→ **Short exercise**: Below is a listing to write out in full, exactly as given, without its pictures.

======

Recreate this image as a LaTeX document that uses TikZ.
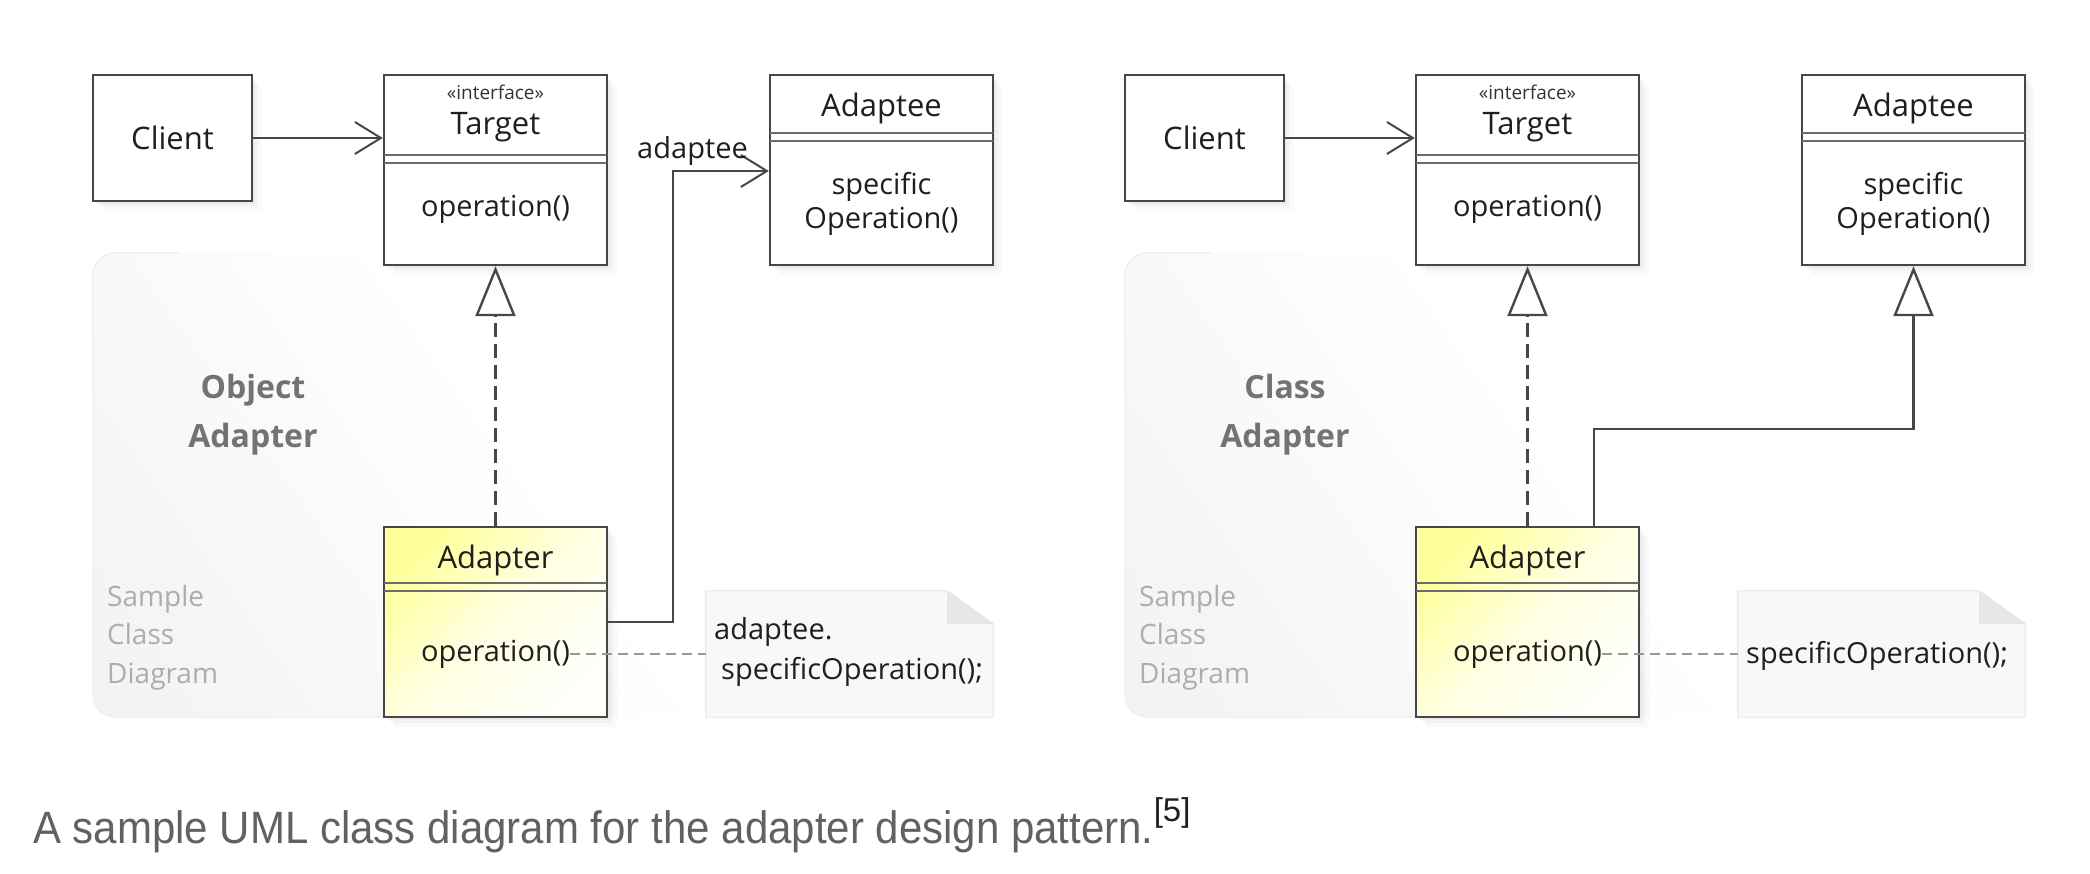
\documentclass[tikz,border=0pt]{standalone}
\usepackage{fontspec}
\setmainfont{Open Sans}
\newfontfamily\capfont{Liberation Sans}
\usetikzlibrary{arrows.meta, shadows}

\definecolor{umlline}{HTML}{474747}
\definecolor{adapterhi}{HTML}{FFFF9C}
\definecolor{adaptermid}{HTML}{FFFFE2}
\definecolor{adapterlo}{HTML}{FFFFFB}
\definecolor{notefill}{HTML}{F8F8F8}
\definecolor{noteedge}{HTML}{EBEBEB}
\definecolor{notefold}{HTML}{E6E6E6}
\definecolor{panelgray}{HTML}{EFEFEF}
\pgfdeclareverticalshading{panelfade}{100bp}{color(0bp)=(panelgray); color(25bp)=(panelgray!60!white);
  color(50bp)=(white); color(100bp)=(white)}

\begin{document}
\begin{tikzpicture}[
    x=1pt, y=-1pt,
    cls/.style={
      draw=umlline,
      line width=2.4pt,
      fill=white,
      inner sep=0pt,
      minimum width=223pt,
      minimum height=190pt,
      drop shadow={opacity=0.07, shadow xshift=3pt, shadow yshift=-3pt},
      drop shadow={opacity=0.06, shadow xshift=6pt, shadow yshift=-6pt},
      drop shadow={opacity=0.04, shadow xshift=10pt, shadow yshift=-10pt}
    },
    clientbox/.style={cls, minimum width=159pt, minimum height=126pt,
      text=black!88, font=\fontsize{31}{36}\selectfont},
    adapterbox/.style={cls, top color=adapterhi, bottom color=adapterlo,
      middle color=adaptermid, shading angle=45},
    notebox/.style={inner sep=0pt, minimum width=287pt, minimum height=126pt},
    divider/.style={draw=umlline!80, line width=1.4pt},
    cname/.style={inner sep=0pt, text=black!88, font=\fontsize{31}{36}\selectfont},
    member/.style={inner sep=0pt, text=black!88, align=center,
      font=\fontsize{29}{34}\selectfont},
    notetext/.style={member, align=left, font=\fontsize{29}{40}\selectfont},
    stereo/.style={inner sep=0pt, text=black!80, font=\fontsize{19}{22}\selectfont},
    assoc/.style={draw=umlline, line width=2.4pt,
      -{Straight Barb[length=26pt, width=32pt, line width=2pt]}},
    realize/.style={draw=umlline, line width=2.4pt, dash pattern=on 14pt off 7pt,
      -{Triangle[fill=white, length=50pt, width=40pt]}},
    general/.style={draw=umlline, line width=2.4pt,
      -{Triangle[fill=white, length=50pt, width=40pt]}},
    noteline/.style={draw=black!40, line width=1.4pt, dash pattern=on 10pt off 6pt},
    kind/.style={inner sep=0pt, text=black!55, align=center,
      font=\bfseries\fontsize{32}{49}\selectfont},
    sample/.style={inner sep=0pt, text=black!32, align=left,
      font=\fontsize{28}{38.5}\selectfont},
    panel/.style={rounded corners=22pt, shading=panelfade, shading angle=-55},
    paneledge/.style={draw=black!6, line width=1.5pt, rounded corners=22pt}
  ]
  \useasboundingbox (0,0) rectangle (2090,874);

  % object adapter
  \shade[panel] (93,253) rectangle (1000,717);
  \draw[paneledge] (180,253) -- (93,253) -- (93,717) -- (420,717);
  \node[kind] (okind) at (253,415) {Object\\Adapter};
  \node[sample, anchor=north west] (osample) at (107,585) {Sample\\Class\\Diagram};

  \node[clientbox] (oclient) at (172.5,138) {\raisebox{-2pt}{Client}};

  \node[cls] (otarget) at (495.5,170) {};
  \node[stereo] (otgtst) at (495.5,92) {«interface»};
  \node[cname] (otgtname) at (495.5,127) {Target};
  \draw[divider] (384,155) -- (607,155) (384,163) -- (607,163);
  \node[member] (otgtop) at (495.5,209) {operation()};

  \node[cls] (oadaptee) at (881.5,170) {};
  \node[cname] (oadname) at (881.5,108) {Adaptee};
  \draw[divider] (770,133) -- (993,133) (770,141) -- (993,141);
  \node[member] (oadop) at (881.5,204) {specific\\Operation()};

  \node[adapterbox] (oadapter) at (495.5,622) {};
  \node[cname] (oadtname) at (495.5,560) {Adapter};
  \draw[divider] (384,583) -- (607,583) (384,591) -- (607,591);
  \node[member] (oadtop) at (495.5,654) {operation()};

  \node[notebox] (onote) at (849.5,654) {};
  \filldraw[fill=notefill, draw=noteedge, line width=1.2pt] (onote.south west) -- (onote.north west)
    -- ([xshift=-46pt]onote.north east) -- ([yshift=-33pt]onote.north east) -- (onote.south east) -- cycle;
  \fill[notefold] ([xshift=-46pt]onote.north east) -- ([xshift=-46pt, yshift=-33pt]onote.north east)
    -- ([yshift=-33pt]onote.north east) -- cycle;
  \node[notetext, anchor=west] (onotetxt) at (714,652) {adaptee.\\\hspace*{7pt}specificOperation();};

  \draw[noteline] (oadtop.east) -- (oadtop.east -| onote.west);
  \draw[assoc] (oclient.east) -- (oclient.east -| otarget.west);
  \coordinate (obend) at (673,171);
  \draw[assoc] (oadapter.east) -| (obend) -- (obend -| oadaptee.west);
  \node[member, anchor=base east] (orole) at (748,159) {adaptee};
  \draw[realize] (oadapter.north) -- (otarget.south);

  % class adapter
  \begin{scope}[xshift=1032pt]
  \shade[panel] (93,253) rectangle (1000,717);
  \draw[paneledge] (180,253) -- (93,253) -- (93,717) -- (420,717);
  \node[kind] (ckind) at (253,415) {Class\\Adapter};
  \node[sample, anchor=north west] (csample) at (107,585) {Sample\\Class\\Diagram};

  \node[clientbox] (cclient) at (172.5,138) {\raisebox{-2pt}{Client}};

  \node[cls] (ctarget) at (495.5,170) {};
  \node[stereo] (ctgtst) at (495.5,92) {«interface»};
  \node[cname] (ctgtname) at (495.5,127) {Target};
  \draw[divider] (384,155) -- (607,155) (384,163) -- (607,163);
  \node[member] (ctgtop) at (495.5,209) {operation()};

  \node[cls] (cadaptee) at (881.5,170) {};
  \node[cname] (cadname) at (881.5,108) {Adaptee};
  \draw[divider] (770,133) -- (993,133) (770,141) -- (993,141);
  \node[member] (cadop) at (881.5,204) {specific\\Operation()};

  \node[adapterbox] (cadapter) at (495.5,622) {};
  \node[cname] (cadtname) at (495.5,560) {Adapter};
  \draw[divider] (384,583) -- (607,583) (384,591) -- (607,591);
  \node[member] (cadtop) at (495.5,654) {operation()};

  \node[notebox] (cnote) at (849.5,654) {};
  \filldraw[fill=notefill, draw=noteedge, line width=1.2pt] (cnote.south west) -- (cnote.north west)
    -- ([xshift=-46pt]cnote.north east) -- ([yshift=-33pt]cnote.north east) -- (cnote.south east) -- cycle;
  \fill[notefold] ([xshift=-46pt]cnote.north east) -- ([xshift=-46pt, yshift=-33pt]cnote.north east)
    -- ([yshift=-33pt]cnote.north east) -- cycle;
  \node[notetext, anchor=west] (cnotetxt) at (714,656) {specificOperation();};

  \draw[noteline] (cadtop.east) -- (cadtop.east -| cnote.west);
  \draw[assoc] (cclient.east) -- (cclient.east -| ctarget.west);
  \draw[realize] (cadapter.north) -- (ctarget.south);
  \coordinate (cbend) at (562,429);
  \draw[general] (cadapter.north -| cbend) -- (cbend) -| (cadaptee.south);
  \end{scope}

  \node[anchor=base west, inner sep=0pt, text=black!62, font=\capfont\fontsize{42}{50}\selectfont]
    (caption) at (33,843) {\scalebox{1}[1.08]{A sample UML class diagram for the adapter design pattern.}\raisebox{22pt}{\fontsize{33}{36}\selectfont\color{black!88}[5]}};
\end{tikzpicture}
\end{document}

======

→ **Expected answer**:
Recreate this image as a LaTeX document that uses TikZ.
\documentclass[tikz,border=0pt]{standalone}
\usepackage{fontspec}
\setmainfont{Open Sans}
\newfontfamily\capfont{Liberation Sans}
\usetikzlibrary{arrows.meta, shadows}

\definecolor{umlline}{HTML}{474747}
\definecolor{adapterhi}{HTML}{FFFF9C}
\definecolor{adaptermid}{HTML}{FFFFE2}
\definecolor{adapterlo}{HTML}{FFFFFB}
\definecolor{notefill}{HTML}{F8F8F8}
\definecolor{noteedge}{HTML}{EBEBEB}
\definecolor{notefold}{HTML}{E6E6E6}
\definecolor{panelgray}{HTML}{EFEFEF}
\pgfdeclareverticalshading{panelfade}{100bp}{color(0bp)=(panelgray); color(25bp)=(panelgray!60!white);
  color(50bp)=(white); color(100bp)=(white)}

\begin{document}
\begin{tikzpicture}[
    x=1pt, y=-1pt,
    cls/.style={
      draw=umlline,
      line width=2.4pt,
      fill=white,
      inner sep=0pt,
      minimum width=223pt,
      minimum height=190pt,
      drop shadow={opacity=0.07, shadow xshift=3pt, shadow yshift=-3pt},
      drop shadow={opacity=0.06, shadow xshift=6pt, shadow yshift=-6pt},
      drop shadow={opacity=0.04, shadow xshift=10pt, shadow yshift=-10pt}
    },
    clientbox/.style={cls, minimum width=159pt, minimum height=126pt,
      text=black!88, font=\fontsize{31}{36}\selectfont},
    adapterbox/.style={cls, top color=adapterhi, bottom color=adapterlo,
      middle color=adaptermid, shading angle=45},
    notebox/.style={inner sep=0pt, minimum width=287pt, minimum height=126pt},
    divider/.style={draw=umlline!80, line width=1.4pt},
    cname/.style={inner sep=0pt, text=black!88, font=\fontsize{31}{36}\selectfont},
    member/.style={inner sep=0pt, text=black!88, align=center,
      font=\fontsize{29}{34}\selectfont},
    notetext/.style={member, align=left, font=\fontsize{29}{40}\selectfont},
    stereo/.style={inner sep=0pt, text=black!80, font=\fontsize{19}{22}\selectfont},
    assoc/.style={draw=umlline, line width=2.4pt,
      -{Straight Barb[length=26pt, width=32pt, line width=2pt]}},
    realize/.style={draw=umlline, line width=2.4pt, dash pattern=on 14pt off 7pt,
      -{Triangle[fill=white, length=50pt, width=40pt]}},
    general/.style={draw=umlline, line width=2.4pt,
      -{Triangle[fill=white, length=50pt, width=40pt]}},
    noteline/.style={draw=black!40, line width=1.4pt, dash pattern=on 10pt off 6pt},
    kind/.style={inner sep=0pt, text=black!55, align=center,
      font=\bfseries\fontsize{32}{49}\selectfont},
    sample/.style={inner sep=0pt, text=black!32, align=left,
      font=\fontsize{28}{38.5}\selectfont},
    panel/.style={rounded corners=22pt, shading=panelfade, shading angle=-55},
    paneledge/.style={draw=black!6, line width=1.5pt, rounded corners=22pt}
  ]
  \useasboundingbox (0,0) rectangle (2090,874);

  % object adapter
  \shade[panel] (93,253) rectangle (1000,717);
  \draw[paneledge] (180,253) -- (93,253) -- (93,717) -- (420,717);
  \node[kind] (okind) at (253,415) {Object\\Adapter};
  \node[sample, anchor=north west] (osample) at (107,585) {Sample\\Class\\Diagram};

  \node[clientbox] (oclient) at (172.5,138) {\raisebox{-2pt}{Client}};

  \node[cls] (otarget) at (495.5,170) {};
  \node[stereo] (otgtst) at (495.5,92) {«interface»};
  \node[cname] (otgtname) at (495.5,127) {Target};
  \draw[divider] (384,155) -- (607,155) (384,163) -- (607,163);
  \node[member] (otgtop) at (495.5,209) {operation()};

  \node[cls] (oadaptee) at (881.5,170) {};
  \node[cname] (oadname) at (881.5,108) {Adaptee};
  \draw[divider] (770,133) -- (993,133) (770,141) -- (993,141);
  \node[member] (oadop) at (881.5,204) {specific\\Operation()};

  \node[adapterbox] (oadapter) at (495.5,622) {};
  \node[cname] (oadtname) at (495.5,560) {Adapter};
  \draw[divider] (384,583) -- (607,583) (384,591) -- (607,591);
  \node[member] (oadtop) at (495.5,654) {operation()};

  \node[notebox] (onote) at (849.5,654) {};
  \filldraw[fill=notefill, draw=noteedge, line width=1.2pt] (onote.south west) -- (onote.north west)
    -- ([xshift=-46pt]onote.north east) -- ([yshift=-33pt]onote.north east) -- (onote.south east) -- cycle;
  \fill[notefold] ([xshift=-46pt]onote.north east) -- ([xshift=-46pt, yshift=-33pt]onote.north east)
    -- ([yshift=-33pt]onote.north east) -- cycle;
  \node[notetext, anchor=west] (onotetxt) at (714,652) {adaptee.\\\hspace*{7pt}specificOperation();};

  \draw[noteline] (oadtop.east) -- (oadtop.east -| onote.west);
  \draw[assoc] (oclient.east) -- (oclient.east -| otarget.west);
  \coordinate (obend) at (673,171);
  \draw[assoc] (oadapter.east) -| (obend) -- (obend -| oadaptee.west);
  \node[member, anchor=base east] (orole) at (748,159) {adaptee};
  \draw[realize] (oadapter.north) -- (otarget.south);

  % class adapter
  \begin{scope}[xshift=1032pt]
  \shade[panel] (93,253) rectangle (1000,717);
  \draw[paneledge] (180,253) -- (93,253) -- (93,717) -- (420,717);
  \node[kind] (ckind) at (253,415) {Class\\Adapter};
  \node[sample, anchor=north west] (csample) at (107,585) {Sample\\Class\\Diagram};

  \node[clientbox] (cclient) at (172.5,138) {\raisebox{-2pt}{Client}};

  \node[cls] (ctarget) at (495.5,170) {};
  \node[stereo] (ctgtst) at (495.5,92) {«interface»};
  \node[cname] (ctgtname) at (495.5,127) {Target};
  \draw[divider] (384,155) -- (607,155) (384,163) -- (607,163);
  \node[member] (ctgtop) at (495.5,209) {operation()};

  \node[cls] (cadaptee) at (881.5,170) {};
  \node[cname] (cadname) at (881.5,108) {Adaptee};
  \draw[divider] (770,133) -- (993,133) (770,141) -- (993,141);
  \node[member] (cadop) at (881.5,204) {specific\\Operation()};

  \node[adapterbox] (cadapter) at (495.5,622) {};
  \node[cname] (cadtname) at (495.5,560) {Adapter};
  \draw[divider] (384,583) -- (607,583) (384,591) -- (607,591);
  \node[member] (cadtop) at (495.5,654) {operation()};

  \node[notebox] (cnote) at (849.5,654) {};
  \filldraw[fill=notefill, draw=noteedge, line width=1.2pt] (cnote.south west) -- (cnote.north west)
    -- ([xshift=-46pt]cnote.north east) -- ([yshift=-33pt]cnote.north east) -- (cnote.south east) -- cycle;
  \fill[notefold] ([xshift=-46pt]cnote.north east) -- ([xshift=-46pt, yshift=-33pt]cnote.north east)
    -- ([yshift=-33pt]cnote.north east) -- cycle;
  \node[notetext, anchor=west] (cnotetxt) at (714,656) {specificOperation();};

  \draw[noteline] (cadtop.east) -- (cadtop.east -| cnote.west);
  \draw[assoc] (cclient.east) -- (cclient.east -| ctarget.west);
  \draw[realize] (cadapter.north) -- (ctarget.south);
  \coordinate (cbend) at (562,429);
  \draw[general] (cadapter.north -| cbend) -- (cbend) -| (cadaptee.south);
  \end{scope}

  \node[anchor=base west, inner sep=0pt, text=black!62, font=\capfont\fontsize{42}{50}\selectfont]
    (caption) at (33,843) {\scalebox{1}[1.08]{A sample UML class diagram for the adapter design pattern.}\raisebox{22pt}{\fontsize{33}{36}\selectfont\color{black!88}[5]}};
\end{tikzpicture}
\end{document}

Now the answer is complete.